An Auxiliary Nurse Midwife (ANM) is a extensively trained female frontline health worker stationed at the Sub-Centre (the lowest tier). Her primary job is preventive care in the community—visiting homes, administering vaccines, counseling pregnant women, and promoting family planning. She is not a doctor. A Medical Officer (MO) is a qualified MBBS doctor stationed at the Primary Health Centre (PHC). The MO diagnoses diseases, prescribes Schedule H drugs, and handles complicated deliveries or medical emergencies referred by the ANMs.
Q2. Why do urban slums often have worse health indicators than rural villages?
While cities have large tertiary care hospitals (like AIIMS or medical colleges), these are incredibly overcrowded, expensive, and intimidating for poor migrants. Slums face extreme overcrowding, complete lack of sanitation (shared or non-existent toilets), contaminated municipal water lines, and severe industrial pollution. The NUHM (National Urban Health Mission) was created specifically because these extreme environmental hazards caused massive outbreaks of TB and Cholera, and the urban poor had no localized, free “Primary” clinics (U-PHCs) to go to.
Q3. What is the true public health purpose of the “Mid-Day Meal” scheme in schools?

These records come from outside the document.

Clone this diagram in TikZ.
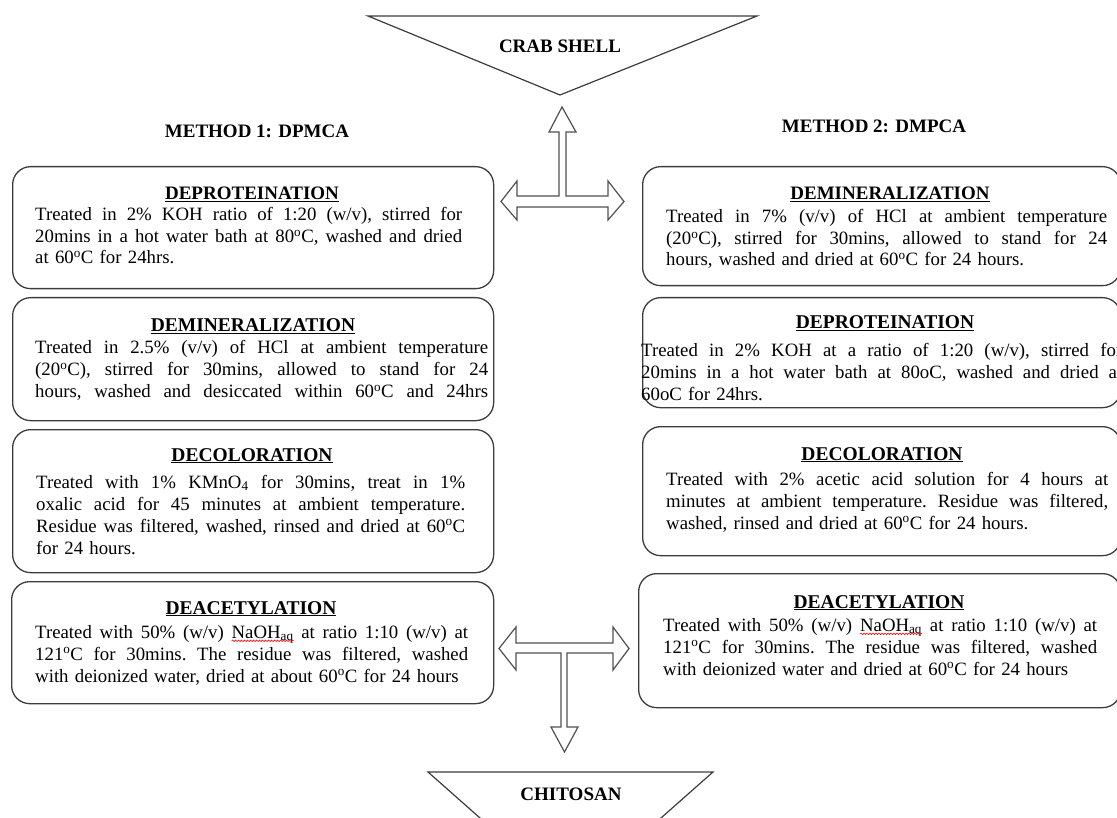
\documentclass[tikz,border=0pt]{standalone}
\usepackage{fontspec}
\setmainfont{Liberation Serif}
\usetikzlibrary{calc,decorations.pathmorphing}
\definecolor{edge}{HTML}{3C3C3C}
\definecolor{arrowc}{HTML}{505050}
\newlength\wavelen
\newcommand{\redwave}[1]{\settowidth{\wavelen}{#1}\rlap{#1}\tikz[overlay,baseline=0pt]\draw[red,line width=0.6pt,decorate,decoration={snake,amplitude=0.8pt,segment length=3pt}] (0pt,-2.8pt) -- (\wavelen,-2.8pt);\hspace*{\wavelen}}
\newcommand{\dg}{\textsuperscript{o}}
\ExplSyntaxOn
\NewDocumentCommand\jl{mm}{
  \seq_set_split:Nnn \l_tmpa_seq {~} {#2}
  \leavevmode\hbox~to~#1{\seq_use:Nn \l_tmpa_seq {\hskip~.25em~plus~1fill\relax}}
}
\ExplSyntaxOff
\begin{document}
\begin{tikzpicture}[x=1pt,y=-1pt,
  stepbox/.style={draw=edge, line width=1.3pt, rounded corners=18pt, anchor=north west, inner sep=0pt},
  headtxt/.style={font=\fontsize{19.5}{22}\selectfont\bfseries, anchor=base, inner sep=0pt},
  tophead/.style={headtxt, font=\fontsize{19}{22}\selectfont\bfseries},
  bodytxt/.style={font=\fontsize{18.8}{22}\selectfont\frenchspacing, anchor=base west, inner sep=0pt, align=left, text width=520pt},
  topbody/.style={bodytxt, font=\fontsize{18.8}{21.5}\selectfont\frenchspacing},
  tri/.style={draw=edge, line width=1.2pt, line join=miter},
  blockarrow/.style={draw=arrowc, line width=1.2pt, fill=white, line join=miter}]
\useasboundingbox (0,0) rectangle (1117,818);
\clip (0,0) rectangle (1117,818);

% triangles
\draw[tri] (368,16) -- (757,16) -- (560,95) -- cycle;
\node[headtxt, font=\fontsize{19}{22}\selectfont\bfseries] (crab) at (560,53) {CRAB SHELL};
\draw[tri] (428,772) -- (713,772) -- (570.5,898) -- cycle;
\node[headtxt, font=\fontsize{19}{22}\selectfont\bfseries] (chit) at (571,800) {CHITOSAN};

% method headers
\node[headtxt, font=\fontsize{19}{22}\selectfont\bfseries] (m1) at (257,138) {METHOD 1: DPMCA};
\node[headtxt, font=\fontsize{19}{22}\selectfont\bfseries] (m2) at (874,133) {METHOD 2: DMPCA};

% block arrows
\draw[blockarrow] (562,107) -- (576,132) -- (566,132) -- (566,196) -- (608,196) -- (608,181)
  -- (624,201.5) -- (608,220) -- (608,207) -- (517,207) -- (517,220) -- (501,201.5)
  -- (517,181) -- (517,196) -- (559,196) -- (559,132) -- (549,132) -- cycle;
\draw[blockarrow] (499,648.5) -- (516,627) -- (516,643) -- (613,643) -- (613,627) -- (629,648.5)
  -- (613,670) -- (613,653) -- (567,653) -- (567,727) -- (578,727) -- (564.5,752)
  -- (551,727) -- (561,727) -- (561,653) -- (516,653) -- (516,670) -- cycle;

% left boxes
\node[stepbox, minimum width=481pt, minimum height=122pt] (L1) at (12,166) {};
\node[stepbox, minimum width=481pt, minimum height=123pt] (L2) at (12,297) {};
\node[stepbox, minimum width=481pt, minimum height=143pt] (L3) at (12,429) {};
\node[stepbox, minimum width=482pt, minimum height=122pt] (L4) at (11,581) {};
% right boxes
\node[stepbox, minimum width=478pt, minimum height=119pt] (R1) at (642,166) {};
\node[stepbox, minimum width=478pt, minimum height=110pt] (R2) at (642,297) {};
\node[stepbox, minimum width=478pt, minimum height=129pt] (R3) at (642,426) {};
\node[stepbox, minimum width=482pt, minimum height=134pt] (R4) at (638,573) {};

% left texts
\node[tophead] (L1h) at (252,200) {\underline{DEPROTEINATION}};
\node[topbody] (L1b) at (35,221) {%
\jl{427pt}{Treated in 2\% KOH ratio of 1:20 (w/v), stirred for}\\
\jl{427pt}{20mins in a hot water bath at 80\dg C, washed and dried}\\
at 60\dg C for 24hrs.};

\node[headtxt] (L2h) at (253,332) {\underline{DEMINERALIZATION}};
\node[bodytxt] (L2b) at (35,354) {%
\jl{453pt}{Treated in 2.5\% (v/v) of HCl at ambient temperature}\\
\jl{453pt}{(20\dg C), stirred for 30mins, allowed to stand for 24}\\
\jl{453pt}{hours, washed and desiccated within 60\dg C and 24hrs}};

\node[headtxt] (L3h) at (252,461) {\underline{DECOLORATION}};
\node[bodytxt] (L3b) at (36,488) {%
\jl{429pt}{Treated with 1\% KMnO\textsubscript{4} for 30mins, treat in 1\%}\\
\jl{429pt}{oxalic acid for 45 minutes at ambient temperature.}\\
\jl{429pt}{Residue was filtered, washed, rinsed and dried at 60\dg C}\\
for 24 hours.};

\node[headtxt] (L4h) at (251,614) {\underline{DEACETYLATION}};
\node[bodytxt] (L4b) at (35,638) {%
\jl{433pt}{Treated with 50\% (w/v) \redwave{NaOH\textsubscript{aq}} at ratio 1:10 (w/v) at}\\
\jl{433pt}{121\dg C for 30mins. The residue was filtered, washed}\\
with deionized water, dried at about 60\dg C for 24 hours};

% right texts
\node[tophead] (R1h) at (890,200) {\underline{DEMINERALIZATION}};
\node[topbody] (R1b) at (666,223) {%
\jl{441pt}{Treated in 7\% (v/v) of HCl at ambient temperature}\\
\jl{441pt}{(20\dg C), stirred for 30mins, allowed to stand for 24}\\
hours, washed and dried at 60\dg C for 24 hours.};

\node[headtxt] (R2h) at (885,329) {\underline{DEPROTEINATION}};
\node[bodytxt] (R2b) at (641,356) {%
\jl{481pt}{Treated in 2\% KOH at a ratio of 1:20 (w/v), stirred for}\\
\jl{481pt}{20mins in a hot water bath at 80oC, washed and dried at}\\
60oC for 24hrs.};

\node[headtxt] (R3h) at (882,460) {\underline{DECOLORATION}};
\node[bodytxt] (R3b) at (666,485) {%
\jl{442pt}{Treated with 2\% acetic acid solution for 4 hours at}\\
\jl{442pt}{minutes at ambient temperature. Residue was filtered,}\\
washed, rinsed and dried at 60\dg C for 24 hours.};

\node[headtxt] (R4h) at (879,608) {\underline{DEACETYLATION}};
\node[bodytxt] (R4b) at (663,631) {%
\jl{434pt}{Treated with 50\% (w/v) \redwave{NaOH\textsubscript{aq}} at ratio 1:10 (w/v) at}\\
\jl{434pt}{121\dg C for 30mins. The residue was filtered, washed}\\
with deionized water and dried at 60\dg C for 24 hours};
\end{tikzpicture}
\end{document}
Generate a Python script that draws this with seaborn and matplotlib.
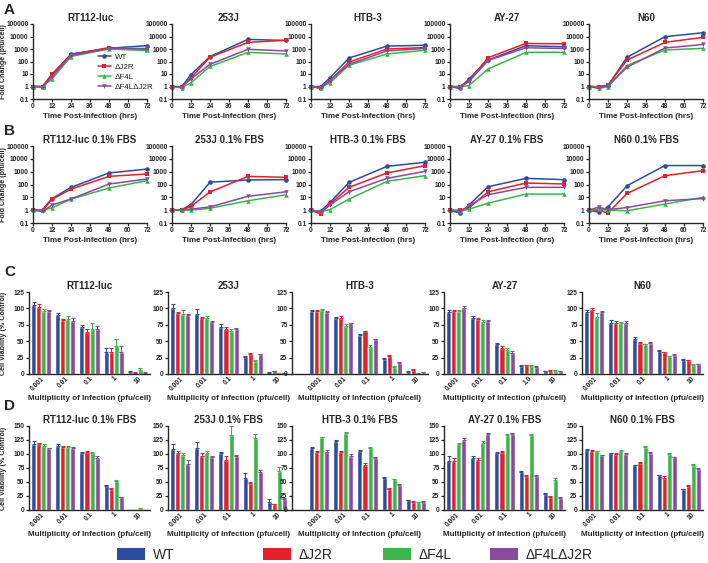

While it appears to be an educational incentive (to increase school enrollment and attendance among poor families), its primary public health goal is Nutritional Intervention. It guarantees that vulnerable, growing children receive at least one balanced, hot, calorie/protein-dense meal a day. This directly combats severe childhood undernutrition (Marasmus/Kwashiorkor) and anemia, ensuring the child’s physical and cognitive development is not permanently stunted by poverty.